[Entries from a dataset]
====
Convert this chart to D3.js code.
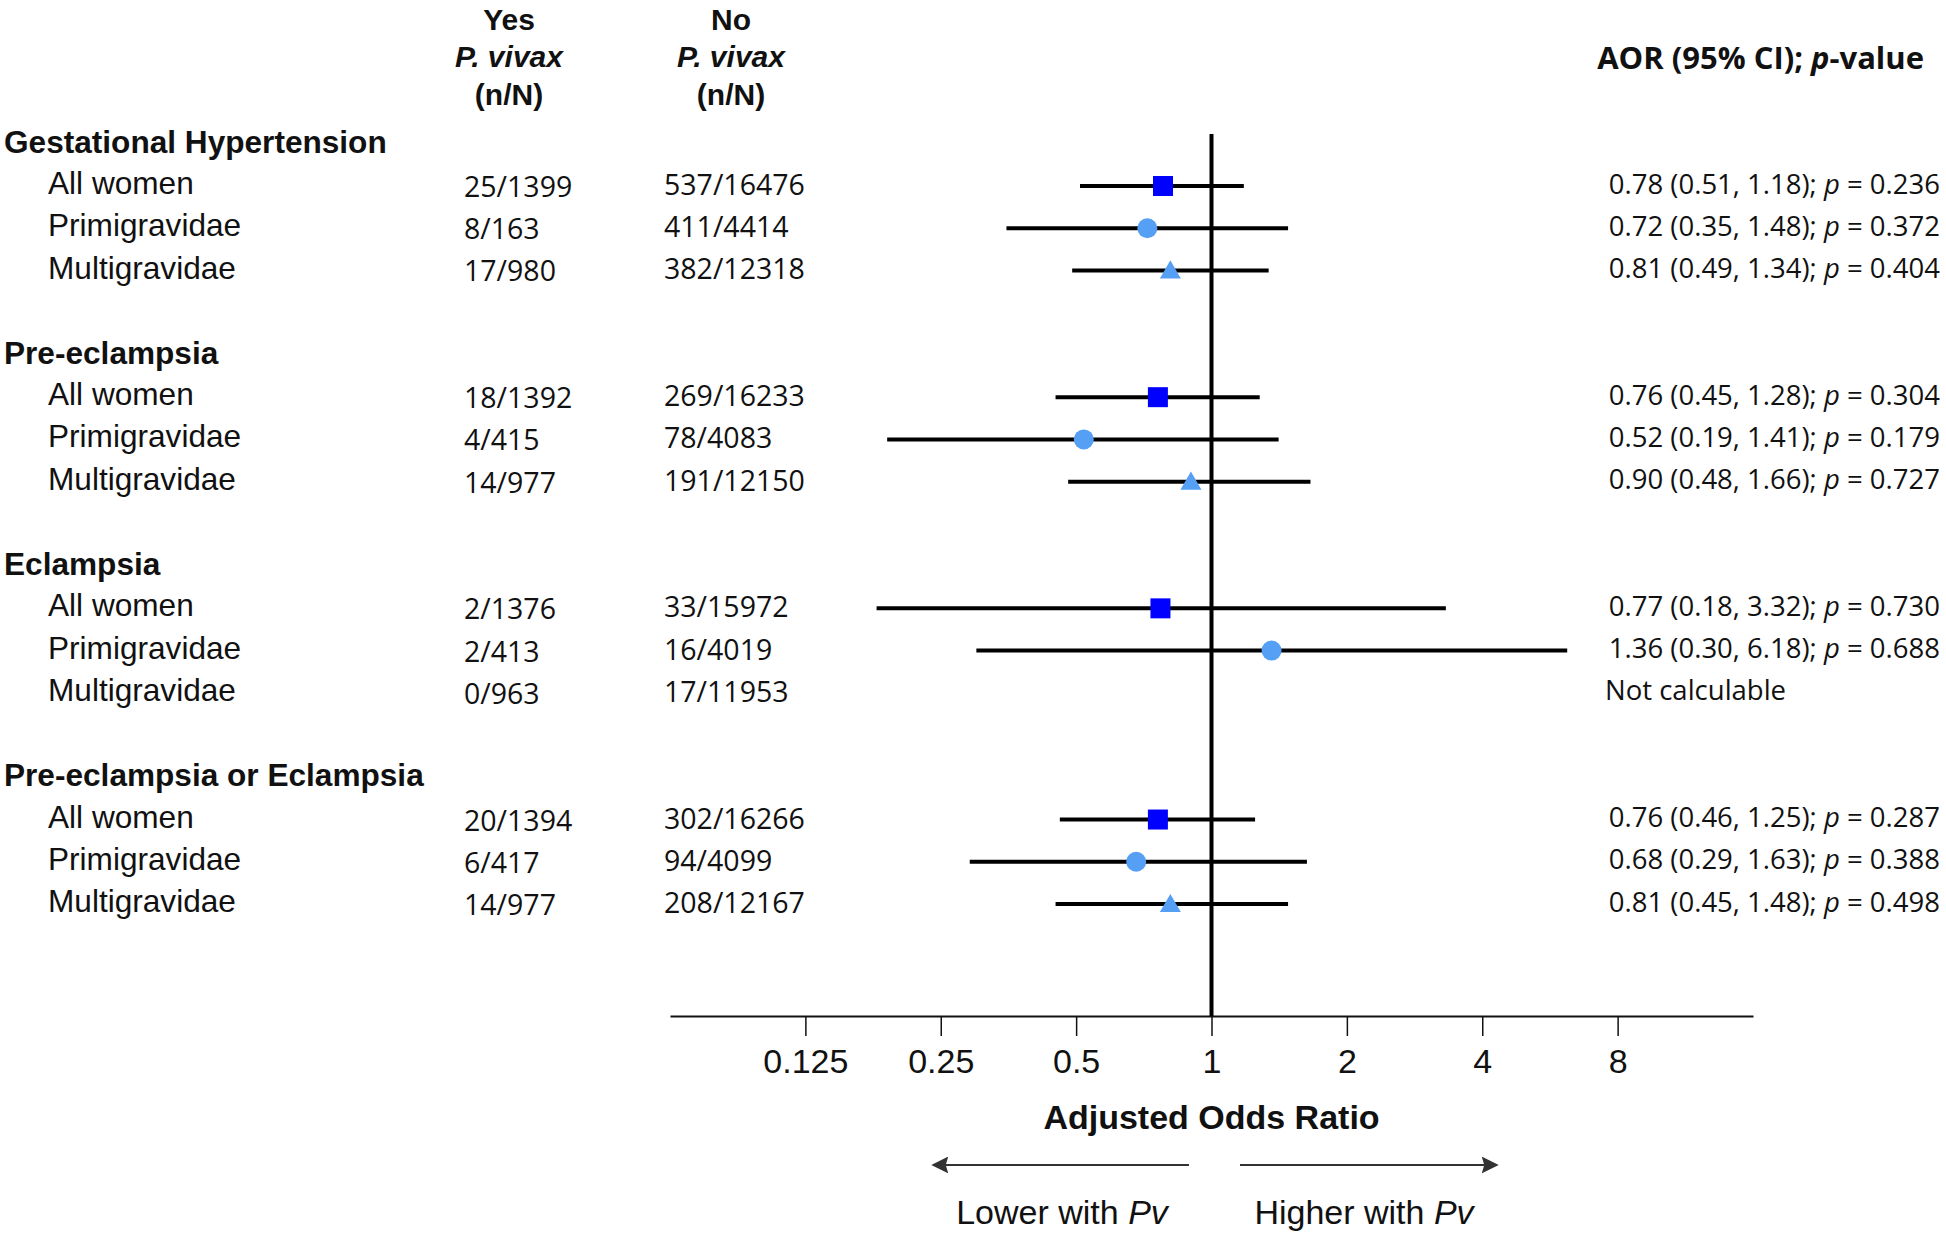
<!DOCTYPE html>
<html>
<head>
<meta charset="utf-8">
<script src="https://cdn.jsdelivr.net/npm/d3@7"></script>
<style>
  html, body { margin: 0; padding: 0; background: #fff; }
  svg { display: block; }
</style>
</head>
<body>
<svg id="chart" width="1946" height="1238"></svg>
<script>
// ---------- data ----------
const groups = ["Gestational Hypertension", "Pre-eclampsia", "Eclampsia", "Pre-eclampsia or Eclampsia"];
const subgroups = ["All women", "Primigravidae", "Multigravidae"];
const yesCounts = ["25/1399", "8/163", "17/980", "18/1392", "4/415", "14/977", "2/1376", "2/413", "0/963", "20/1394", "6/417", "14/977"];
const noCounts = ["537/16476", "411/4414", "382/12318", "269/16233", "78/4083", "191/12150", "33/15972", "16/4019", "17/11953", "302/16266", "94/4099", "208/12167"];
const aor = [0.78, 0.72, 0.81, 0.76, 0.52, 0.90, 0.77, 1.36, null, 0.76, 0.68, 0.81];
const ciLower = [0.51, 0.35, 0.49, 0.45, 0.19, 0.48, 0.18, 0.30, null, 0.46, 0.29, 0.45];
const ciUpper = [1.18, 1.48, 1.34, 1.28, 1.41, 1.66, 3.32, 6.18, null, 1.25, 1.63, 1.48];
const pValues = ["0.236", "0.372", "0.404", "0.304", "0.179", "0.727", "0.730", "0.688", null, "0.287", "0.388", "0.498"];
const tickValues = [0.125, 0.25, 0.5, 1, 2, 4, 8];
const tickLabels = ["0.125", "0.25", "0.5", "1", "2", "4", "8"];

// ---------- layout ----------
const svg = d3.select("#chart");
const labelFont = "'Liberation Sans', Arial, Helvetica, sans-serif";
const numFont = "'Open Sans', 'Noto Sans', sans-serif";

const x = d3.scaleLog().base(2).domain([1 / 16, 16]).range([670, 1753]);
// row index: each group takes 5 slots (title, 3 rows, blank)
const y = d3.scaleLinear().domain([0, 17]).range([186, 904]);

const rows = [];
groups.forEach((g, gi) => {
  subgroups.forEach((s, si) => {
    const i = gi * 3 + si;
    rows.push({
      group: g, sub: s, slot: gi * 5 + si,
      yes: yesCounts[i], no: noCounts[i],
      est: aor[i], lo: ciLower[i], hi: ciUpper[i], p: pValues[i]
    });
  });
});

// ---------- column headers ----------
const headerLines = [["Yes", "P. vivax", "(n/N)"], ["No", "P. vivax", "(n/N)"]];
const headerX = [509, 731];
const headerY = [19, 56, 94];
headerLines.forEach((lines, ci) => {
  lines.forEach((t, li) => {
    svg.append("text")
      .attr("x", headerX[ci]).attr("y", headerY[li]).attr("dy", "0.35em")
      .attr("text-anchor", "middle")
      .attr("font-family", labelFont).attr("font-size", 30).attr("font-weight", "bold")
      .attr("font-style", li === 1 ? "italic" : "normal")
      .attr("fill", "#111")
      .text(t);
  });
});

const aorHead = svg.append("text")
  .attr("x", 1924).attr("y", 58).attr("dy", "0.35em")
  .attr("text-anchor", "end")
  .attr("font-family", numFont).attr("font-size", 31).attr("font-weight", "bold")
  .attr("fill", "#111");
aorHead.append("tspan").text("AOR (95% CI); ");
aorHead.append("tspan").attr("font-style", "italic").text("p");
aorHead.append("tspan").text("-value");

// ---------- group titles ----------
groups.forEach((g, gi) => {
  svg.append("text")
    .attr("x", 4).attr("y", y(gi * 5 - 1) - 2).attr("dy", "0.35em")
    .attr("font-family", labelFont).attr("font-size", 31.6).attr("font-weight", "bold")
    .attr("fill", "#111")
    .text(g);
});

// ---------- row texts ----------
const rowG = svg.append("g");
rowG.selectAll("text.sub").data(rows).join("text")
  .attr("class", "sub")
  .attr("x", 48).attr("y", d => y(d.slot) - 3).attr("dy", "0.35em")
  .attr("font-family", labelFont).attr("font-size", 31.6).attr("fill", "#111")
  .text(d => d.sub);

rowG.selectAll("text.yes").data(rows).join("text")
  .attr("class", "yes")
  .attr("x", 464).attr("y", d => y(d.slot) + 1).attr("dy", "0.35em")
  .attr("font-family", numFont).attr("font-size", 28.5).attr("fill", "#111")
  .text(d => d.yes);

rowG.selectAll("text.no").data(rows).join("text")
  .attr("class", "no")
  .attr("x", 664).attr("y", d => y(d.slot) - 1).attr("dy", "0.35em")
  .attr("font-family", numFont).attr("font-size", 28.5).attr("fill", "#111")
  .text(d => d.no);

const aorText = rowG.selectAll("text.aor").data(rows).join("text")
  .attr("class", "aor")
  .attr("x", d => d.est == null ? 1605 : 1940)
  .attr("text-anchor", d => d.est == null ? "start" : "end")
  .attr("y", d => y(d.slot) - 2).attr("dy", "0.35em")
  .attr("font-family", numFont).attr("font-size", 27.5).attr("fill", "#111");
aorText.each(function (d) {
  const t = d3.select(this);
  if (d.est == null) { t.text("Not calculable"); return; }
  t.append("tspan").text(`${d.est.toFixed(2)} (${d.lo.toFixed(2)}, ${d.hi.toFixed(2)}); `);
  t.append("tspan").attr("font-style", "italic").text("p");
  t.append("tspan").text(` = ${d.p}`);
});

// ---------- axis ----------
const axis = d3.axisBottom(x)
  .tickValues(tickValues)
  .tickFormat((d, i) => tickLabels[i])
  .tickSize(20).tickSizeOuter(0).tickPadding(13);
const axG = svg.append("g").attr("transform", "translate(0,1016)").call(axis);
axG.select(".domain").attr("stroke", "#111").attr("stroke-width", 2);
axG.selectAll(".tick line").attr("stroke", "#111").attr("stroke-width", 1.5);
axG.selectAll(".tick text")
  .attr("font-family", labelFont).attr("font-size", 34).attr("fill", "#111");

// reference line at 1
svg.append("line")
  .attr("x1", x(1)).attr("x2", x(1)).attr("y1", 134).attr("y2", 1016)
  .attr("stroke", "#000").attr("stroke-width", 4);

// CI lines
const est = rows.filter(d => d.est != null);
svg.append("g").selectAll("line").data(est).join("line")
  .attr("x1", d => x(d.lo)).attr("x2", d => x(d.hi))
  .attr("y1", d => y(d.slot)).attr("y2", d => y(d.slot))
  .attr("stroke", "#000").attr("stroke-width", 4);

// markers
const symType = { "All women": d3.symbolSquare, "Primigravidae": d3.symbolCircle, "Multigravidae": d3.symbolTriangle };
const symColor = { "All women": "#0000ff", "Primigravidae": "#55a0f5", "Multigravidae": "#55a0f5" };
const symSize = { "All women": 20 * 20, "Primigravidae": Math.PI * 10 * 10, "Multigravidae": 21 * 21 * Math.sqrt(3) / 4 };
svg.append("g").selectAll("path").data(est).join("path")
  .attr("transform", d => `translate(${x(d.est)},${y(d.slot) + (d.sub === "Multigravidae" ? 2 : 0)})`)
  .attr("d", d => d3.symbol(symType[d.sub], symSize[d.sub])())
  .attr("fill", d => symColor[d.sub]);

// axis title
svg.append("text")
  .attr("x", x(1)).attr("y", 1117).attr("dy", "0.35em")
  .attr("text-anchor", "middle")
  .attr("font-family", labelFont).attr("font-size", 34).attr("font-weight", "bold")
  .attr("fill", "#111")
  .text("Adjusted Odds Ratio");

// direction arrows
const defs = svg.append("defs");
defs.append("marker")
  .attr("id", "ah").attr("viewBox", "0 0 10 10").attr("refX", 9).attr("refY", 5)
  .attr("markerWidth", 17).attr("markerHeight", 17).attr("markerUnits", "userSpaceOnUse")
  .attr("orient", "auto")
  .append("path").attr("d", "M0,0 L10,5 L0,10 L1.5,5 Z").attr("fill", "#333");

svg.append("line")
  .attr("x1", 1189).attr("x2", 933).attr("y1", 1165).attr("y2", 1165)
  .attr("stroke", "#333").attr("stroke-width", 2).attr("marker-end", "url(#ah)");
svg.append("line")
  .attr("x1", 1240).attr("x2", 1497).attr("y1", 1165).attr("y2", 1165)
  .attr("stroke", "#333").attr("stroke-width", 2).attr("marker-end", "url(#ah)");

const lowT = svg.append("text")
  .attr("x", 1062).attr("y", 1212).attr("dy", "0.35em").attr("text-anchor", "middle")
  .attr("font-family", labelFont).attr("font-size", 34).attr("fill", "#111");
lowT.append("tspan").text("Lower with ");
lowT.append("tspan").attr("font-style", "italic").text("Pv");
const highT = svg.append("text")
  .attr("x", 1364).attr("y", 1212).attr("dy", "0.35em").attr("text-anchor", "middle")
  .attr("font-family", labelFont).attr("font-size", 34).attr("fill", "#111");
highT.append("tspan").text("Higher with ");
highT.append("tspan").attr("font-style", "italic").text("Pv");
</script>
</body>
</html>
====
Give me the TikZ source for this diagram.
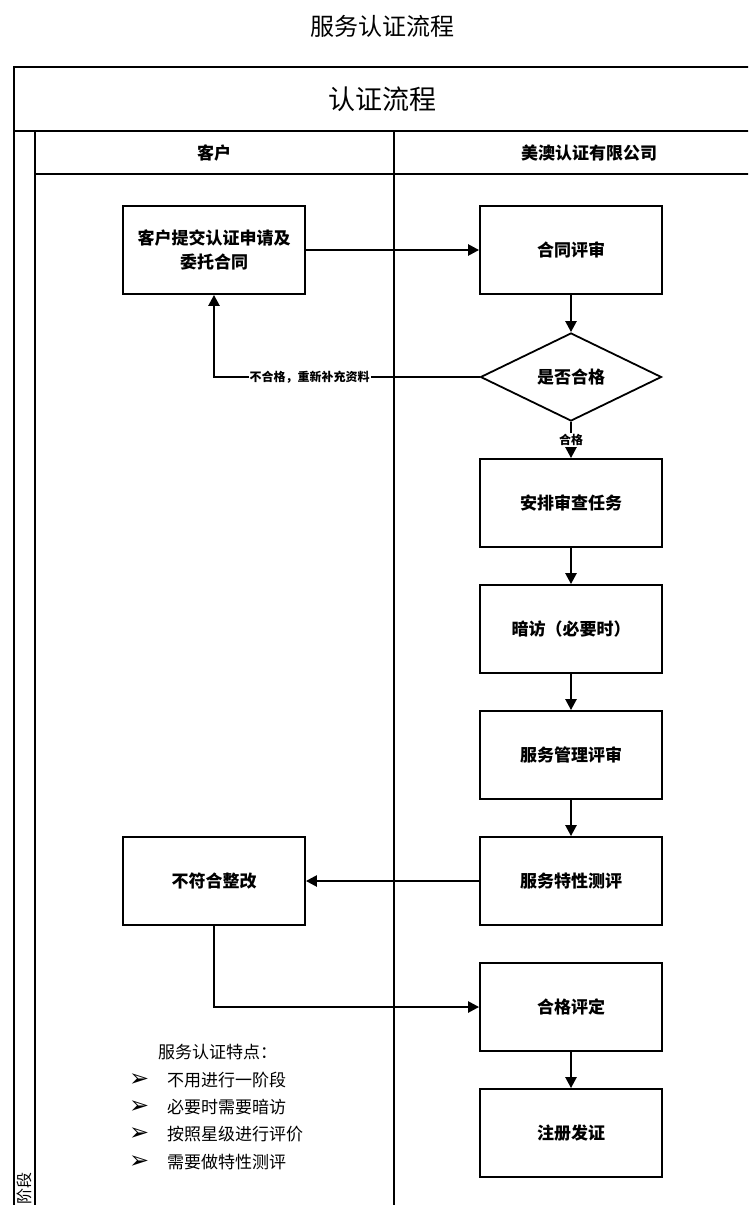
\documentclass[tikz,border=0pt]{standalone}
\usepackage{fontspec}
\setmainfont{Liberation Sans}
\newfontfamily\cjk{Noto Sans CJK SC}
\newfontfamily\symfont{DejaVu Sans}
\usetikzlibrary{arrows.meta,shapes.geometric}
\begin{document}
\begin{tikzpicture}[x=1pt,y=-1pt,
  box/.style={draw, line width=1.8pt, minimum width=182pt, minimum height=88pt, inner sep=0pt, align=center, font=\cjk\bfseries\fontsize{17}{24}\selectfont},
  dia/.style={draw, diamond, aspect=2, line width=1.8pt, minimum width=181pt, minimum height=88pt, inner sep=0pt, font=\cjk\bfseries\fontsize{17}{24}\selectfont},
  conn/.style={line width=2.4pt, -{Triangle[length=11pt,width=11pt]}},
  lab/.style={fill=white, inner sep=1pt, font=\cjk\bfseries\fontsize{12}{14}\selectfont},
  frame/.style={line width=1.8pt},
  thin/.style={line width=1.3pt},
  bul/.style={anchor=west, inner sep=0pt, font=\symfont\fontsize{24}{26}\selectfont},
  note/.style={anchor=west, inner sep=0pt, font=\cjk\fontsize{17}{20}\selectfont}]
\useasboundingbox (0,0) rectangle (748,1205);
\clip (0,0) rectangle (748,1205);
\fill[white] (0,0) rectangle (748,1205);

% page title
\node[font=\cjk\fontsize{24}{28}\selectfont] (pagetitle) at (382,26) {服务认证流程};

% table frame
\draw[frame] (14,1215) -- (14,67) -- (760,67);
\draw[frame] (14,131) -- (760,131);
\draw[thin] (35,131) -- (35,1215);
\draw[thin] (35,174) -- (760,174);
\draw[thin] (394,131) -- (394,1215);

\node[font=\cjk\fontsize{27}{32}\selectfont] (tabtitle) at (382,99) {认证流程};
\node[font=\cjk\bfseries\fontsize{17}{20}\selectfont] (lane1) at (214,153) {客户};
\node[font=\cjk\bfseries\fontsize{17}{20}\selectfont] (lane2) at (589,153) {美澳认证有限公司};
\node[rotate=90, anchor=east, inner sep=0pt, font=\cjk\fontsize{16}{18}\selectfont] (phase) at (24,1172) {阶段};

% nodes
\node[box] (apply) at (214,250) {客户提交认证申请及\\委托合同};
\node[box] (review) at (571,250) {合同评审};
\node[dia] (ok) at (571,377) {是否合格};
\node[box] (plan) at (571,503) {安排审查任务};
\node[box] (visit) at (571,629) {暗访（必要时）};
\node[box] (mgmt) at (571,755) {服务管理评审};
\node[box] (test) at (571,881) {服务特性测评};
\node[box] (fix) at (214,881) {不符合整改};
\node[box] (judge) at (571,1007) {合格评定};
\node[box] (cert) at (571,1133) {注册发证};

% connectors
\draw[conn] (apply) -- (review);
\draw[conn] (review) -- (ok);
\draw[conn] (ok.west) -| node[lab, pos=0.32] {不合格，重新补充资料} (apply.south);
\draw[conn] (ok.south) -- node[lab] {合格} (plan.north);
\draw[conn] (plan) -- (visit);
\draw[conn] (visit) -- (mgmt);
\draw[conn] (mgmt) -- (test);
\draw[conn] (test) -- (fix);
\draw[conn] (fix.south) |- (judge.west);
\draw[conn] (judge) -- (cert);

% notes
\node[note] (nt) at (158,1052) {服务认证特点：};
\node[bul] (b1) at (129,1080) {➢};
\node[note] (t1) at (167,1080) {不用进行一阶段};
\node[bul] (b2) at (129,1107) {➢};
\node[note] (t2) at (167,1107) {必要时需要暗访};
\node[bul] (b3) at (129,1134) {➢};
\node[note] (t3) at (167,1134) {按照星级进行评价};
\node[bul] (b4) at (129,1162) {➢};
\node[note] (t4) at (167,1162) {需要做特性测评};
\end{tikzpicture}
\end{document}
====
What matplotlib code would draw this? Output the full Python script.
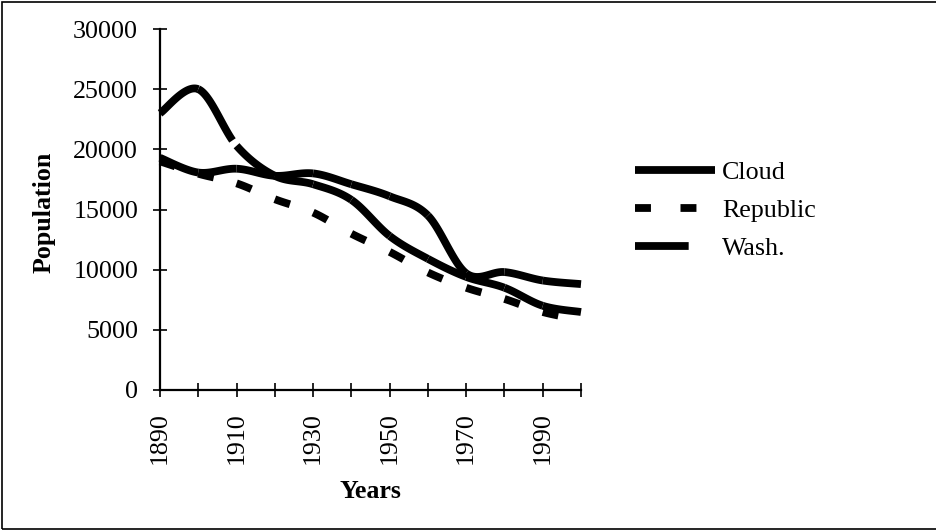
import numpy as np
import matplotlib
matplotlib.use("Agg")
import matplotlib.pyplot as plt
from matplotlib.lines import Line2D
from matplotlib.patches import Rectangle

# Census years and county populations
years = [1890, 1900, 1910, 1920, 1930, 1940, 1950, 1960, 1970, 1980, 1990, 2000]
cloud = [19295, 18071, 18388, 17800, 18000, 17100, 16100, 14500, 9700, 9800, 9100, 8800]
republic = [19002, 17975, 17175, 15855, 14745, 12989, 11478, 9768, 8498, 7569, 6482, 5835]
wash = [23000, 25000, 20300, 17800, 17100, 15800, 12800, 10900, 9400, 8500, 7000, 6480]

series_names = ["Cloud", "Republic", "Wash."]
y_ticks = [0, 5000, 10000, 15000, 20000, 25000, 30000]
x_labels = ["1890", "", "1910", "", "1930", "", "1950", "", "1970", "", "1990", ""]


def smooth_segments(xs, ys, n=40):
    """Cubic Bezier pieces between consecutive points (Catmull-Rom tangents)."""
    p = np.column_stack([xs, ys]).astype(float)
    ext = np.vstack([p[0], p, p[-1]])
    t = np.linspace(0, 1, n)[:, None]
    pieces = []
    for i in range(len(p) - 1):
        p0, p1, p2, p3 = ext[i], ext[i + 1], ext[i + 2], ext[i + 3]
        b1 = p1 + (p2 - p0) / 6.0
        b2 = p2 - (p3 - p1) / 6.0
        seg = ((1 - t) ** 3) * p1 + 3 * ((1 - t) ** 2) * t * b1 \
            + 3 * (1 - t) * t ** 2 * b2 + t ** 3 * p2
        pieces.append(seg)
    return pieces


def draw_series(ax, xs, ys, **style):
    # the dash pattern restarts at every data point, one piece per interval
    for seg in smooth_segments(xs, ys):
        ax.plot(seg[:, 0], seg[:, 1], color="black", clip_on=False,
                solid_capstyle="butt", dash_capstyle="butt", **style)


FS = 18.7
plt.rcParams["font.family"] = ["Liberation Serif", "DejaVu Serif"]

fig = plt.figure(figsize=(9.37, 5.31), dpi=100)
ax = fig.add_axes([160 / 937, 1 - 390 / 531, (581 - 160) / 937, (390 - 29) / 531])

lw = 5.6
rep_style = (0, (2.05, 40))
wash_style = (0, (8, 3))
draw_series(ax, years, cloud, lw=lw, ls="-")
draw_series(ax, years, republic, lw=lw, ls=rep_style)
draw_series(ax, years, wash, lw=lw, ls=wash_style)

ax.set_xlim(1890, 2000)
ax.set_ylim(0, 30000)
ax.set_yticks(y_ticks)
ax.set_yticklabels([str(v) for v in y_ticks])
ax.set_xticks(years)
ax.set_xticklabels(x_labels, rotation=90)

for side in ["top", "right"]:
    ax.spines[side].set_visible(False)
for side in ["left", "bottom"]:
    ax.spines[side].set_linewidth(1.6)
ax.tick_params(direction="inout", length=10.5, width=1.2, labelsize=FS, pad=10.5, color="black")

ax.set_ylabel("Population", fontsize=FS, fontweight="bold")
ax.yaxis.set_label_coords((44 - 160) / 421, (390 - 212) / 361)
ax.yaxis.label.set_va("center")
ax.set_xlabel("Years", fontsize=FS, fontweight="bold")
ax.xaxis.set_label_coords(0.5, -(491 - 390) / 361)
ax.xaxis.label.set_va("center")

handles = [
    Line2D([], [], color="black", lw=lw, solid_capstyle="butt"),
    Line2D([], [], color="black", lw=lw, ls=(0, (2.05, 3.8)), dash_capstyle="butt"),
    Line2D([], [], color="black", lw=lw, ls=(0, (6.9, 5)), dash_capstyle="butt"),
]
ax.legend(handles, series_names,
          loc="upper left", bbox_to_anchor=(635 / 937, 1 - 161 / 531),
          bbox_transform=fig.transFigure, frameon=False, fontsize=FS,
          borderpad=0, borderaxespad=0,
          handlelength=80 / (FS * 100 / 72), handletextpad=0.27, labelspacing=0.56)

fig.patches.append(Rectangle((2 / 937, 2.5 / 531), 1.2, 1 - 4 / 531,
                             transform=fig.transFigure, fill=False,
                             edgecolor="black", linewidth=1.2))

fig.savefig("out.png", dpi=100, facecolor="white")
====
- GIVEN REQUEST:
From the records above, copy exactly the stretch from the line holding "Give me the TikZ source for this diagram." through the line holding "(394,131) -- (394,1215);", both ends included, without the pictures.

- RESULT OF THE TASK:
Give me the TikZ source for this diagram.
\documentclass[tikz,border=0pt]{standalone}
\usepackage{fontspec}
\setmainfont{Liberation Sans}
\newfontfamily\cjk{Noto Sans CJK SC}
\newfontfamily\symfont{DejaVu Sans}
\usetikzlibrary{arrows.meta,shapes.geometric}
\begin{document}
\begin{tikzpicture}[x=1pt,y=-1pt,
  box/.style={draw, line width=1.8pt, minimum width=182pt, minimum height=88pt, inner sep=0pt, align=center, font=\cjk\bfseries\fontsize{17}{24}\selectfont},
  dia/.style={draw, diamond, aspect=2, line width=1.8pt, minimum width=181pt, minimum height=88pt, inner sep=0pt, font=\cjk\bfseries\fontsize{17}{24}\selectfont},
  conn/.style={line width=2.4pt, -{Triangle[length=11pt,width=11pt]}},
  lab/.style={fill=white, inner sep=1pt, font=\cjk\bfseries\fontsize{12}{14}\selectfont},
  frame/.style={line width=1.8pt},
  thin/.style={line width=1.3pt},
  bul/.style={anchor=west, inner sep=0pt, font=\symfont\fontsize{24}{26}\selectfont},
  note/.style={anchor=west, inner sep=0pt, font=\cjk\fontsize{17}{20}\selectfont}]
\useasboundingbox (0,0) rectangle (748,1205);
\clip (0,0) rectangle (748,1205);
\fill[white] (0,0) rectangle (748,1205);

% page title
\node[font=\cjk\fontsize{24}{28}\selectfont] (pagetitle) at (382,26) {服务认证流程};

% table frame
\draw[frame] (14,1215) -- (14,67) -- (760,67);
\draw[frame] (14,131) -- (760,131);
\draw[thin] (35,131) -- (35,1215);
\draw[thin] (35,174) -- (760,174);
\draw[thin] (394,131) -- (394,1215);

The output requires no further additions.